El librero la Fontana・ホンタナ氏の本棚

人生の最後を一番美しく過ごすのは、いつの日か、田舎、といっても町からあまり離れていないところに隠居し、今までに愛読した何冊かの本を、もう一度、書き込みなどしながら読み返すことだ。           (アンドレ・モーロワ「私の生活技術」より)

モデルナはなぜ3日でワクチンをつくれたのか

ワクチンの話はほんの少しだけ・・・

ビオンテック(ファイザー)のコロナワクチンについて読んだところで、もう一方のモデルナのワクチンはどうやって超速でできたのかを知りたいと読んでみた。ところが、モデルナワクチンの話は第1章だけであっさりとした記述でやや期待外れ。第2章から最終章(第7章)まではヘルスケア産業の未来論をプラットフォーマー(第3章アップル、第4章アマゾン、第5章アリババ、第6章CVSヘルス)ごとに紹介する内容。頭にモデルナを持ってきて売り上げ増を狙ったような作りの本。

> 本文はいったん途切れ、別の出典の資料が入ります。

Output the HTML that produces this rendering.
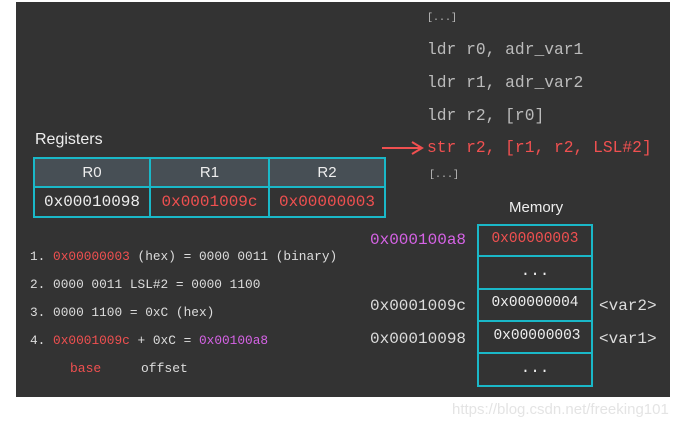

それでもモデルナについて簡単にまとめる。まずバイオ系ベンチャーキャピタルというものを知る必要がある。投資の対象となりそうな起業家を発掘して、投資家から資金を集め、起業させ成功させることで収益をあげるというのがベンチャーキャピタル。投資の対象となる分野がバイオであれば、バイオ関係の造詣が深く目利きである必要がある。そんな目利きがフラッグシップ・パイオニアリング(FP社)のヌーバー・アフェヤン氏。アフェヤン氏はMIT出身、アルメニア系レバノン人とここでも移民パワー。

FP社の投資手法はユニークで、外部の起業家に投資するのではなく、FP内で多くのプロジェクトをパイロット的に走らせ、その中からプロジェクトの成長に応じて資金を投じていくというもの。具体的には

  1. 研究室レベルでコンセプト(仮説)を立てそれを検証する
  2. コンセプトを立証して知的所有権を取得しプロジェクト・チームを作る
  3. コンセプトに基づいたプロダクトやプラットフォームを開発して事業化を進める
  4. CEOを雇いプロジェクトを企業化しFP社から切り離す

そうしたプロジェクトの一つがmRNA創薬のモデルナ社ということになる。mRNA創薬についてはこまかいテクニックの違いはあるが基本的にはビオンテック(ファイザー)とほぼ同じ。モデルナもビオンテックと同じように対象となるタンパクのもとになる塩基配列さえわかればいつでもワクチン化するプラットフォームは完成していた。そこにCOVID-19ということでウイルスの塩基配列が報告された3日後にはワクチン候補の設計が終わっていたという早わざ。

ビオンテックよりもさらにDX(デジタルトランスフォーメーション)でITやAIを駆使しているようで、アフェヤン氏に招聘されたモデルナのCEOパンセル氏と彼がさらに招聘したチーフ・デジタル&オペレーショナル・エクセレンス・オフィサー、マルセロ・ダミアーニ氏がそれを実現している。バイオテックのプロ、経営のプロ、DXのプロが一体となっているわけで、大学の狭く汚い研究室でちまちまオーバードクターが実験やっている日本との違いに愕然とする。